++++ MATERIAL PROVIDED

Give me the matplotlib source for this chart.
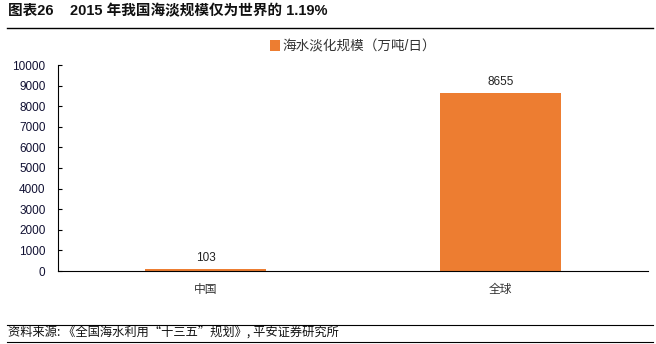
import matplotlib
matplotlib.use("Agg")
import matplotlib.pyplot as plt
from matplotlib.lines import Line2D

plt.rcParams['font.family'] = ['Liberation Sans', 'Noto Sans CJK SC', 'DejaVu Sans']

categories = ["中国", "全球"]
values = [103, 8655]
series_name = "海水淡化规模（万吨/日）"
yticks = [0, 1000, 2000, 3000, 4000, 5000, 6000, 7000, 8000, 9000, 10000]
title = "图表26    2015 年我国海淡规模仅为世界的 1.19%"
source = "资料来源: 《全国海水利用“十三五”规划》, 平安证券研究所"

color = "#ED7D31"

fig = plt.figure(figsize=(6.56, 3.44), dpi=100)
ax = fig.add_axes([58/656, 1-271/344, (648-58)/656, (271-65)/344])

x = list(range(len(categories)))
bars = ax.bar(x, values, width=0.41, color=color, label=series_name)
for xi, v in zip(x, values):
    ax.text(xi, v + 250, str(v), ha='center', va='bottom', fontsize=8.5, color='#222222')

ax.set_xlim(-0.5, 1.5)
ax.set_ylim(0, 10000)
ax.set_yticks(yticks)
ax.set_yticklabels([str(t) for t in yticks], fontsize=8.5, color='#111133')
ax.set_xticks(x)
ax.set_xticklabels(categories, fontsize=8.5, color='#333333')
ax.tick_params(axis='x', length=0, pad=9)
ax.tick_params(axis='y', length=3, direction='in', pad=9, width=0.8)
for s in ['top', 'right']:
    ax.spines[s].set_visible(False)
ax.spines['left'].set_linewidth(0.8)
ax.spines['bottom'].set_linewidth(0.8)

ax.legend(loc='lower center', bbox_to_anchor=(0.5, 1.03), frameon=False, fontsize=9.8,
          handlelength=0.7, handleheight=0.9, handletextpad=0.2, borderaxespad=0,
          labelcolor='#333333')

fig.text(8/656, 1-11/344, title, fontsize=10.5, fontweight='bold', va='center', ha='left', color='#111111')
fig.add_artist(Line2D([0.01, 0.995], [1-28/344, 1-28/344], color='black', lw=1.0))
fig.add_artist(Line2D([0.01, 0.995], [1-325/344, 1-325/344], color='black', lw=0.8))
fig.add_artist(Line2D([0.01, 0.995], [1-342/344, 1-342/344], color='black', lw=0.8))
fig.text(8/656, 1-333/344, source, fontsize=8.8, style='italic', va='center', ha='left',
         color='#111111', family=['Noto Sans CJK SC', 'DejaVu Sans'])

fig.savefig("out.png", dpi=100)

++++++++

__THE TASK__:
Starting at the top of the listing above, please restate word for word each line up to and including the one that holds "1-271/344, (648-58)/656, (271-65)/344])", omitting every image.

__FINAL RESULT__:
Give me the matplotlib source for this chart.
import matplotlib
matplotlib.use("Agg")
import matplotlib.pyplot as plt
from matplotlib.lines import Line2D

plt.rcParams['font.family'] = ['Liberation Sans', 'Noto Sans CJK SC', 'DejaVu Sans']

categories = ["中国", "全球"]
values = [103, 8655]
series_name = "海水淡化规模（万吨/日）"
yticks = [0, 1000, 2000, 3000, 4000, 5000, 6000, 7000, 8000, 9000, 10000]
title = "图表26    2015 年我国海淡规模仅为世界的 1.19%"
source = "资料来源: 《全国海水利用“十三五”规划》, 平安证券研究所"

color = "#ED7D31"

fig = plt.figure(figsize=(6.56, 3.44), dpi=100)
ax = fig.add_axes([58/656, 1-271/344, (648-58)/656, (271-65)/344])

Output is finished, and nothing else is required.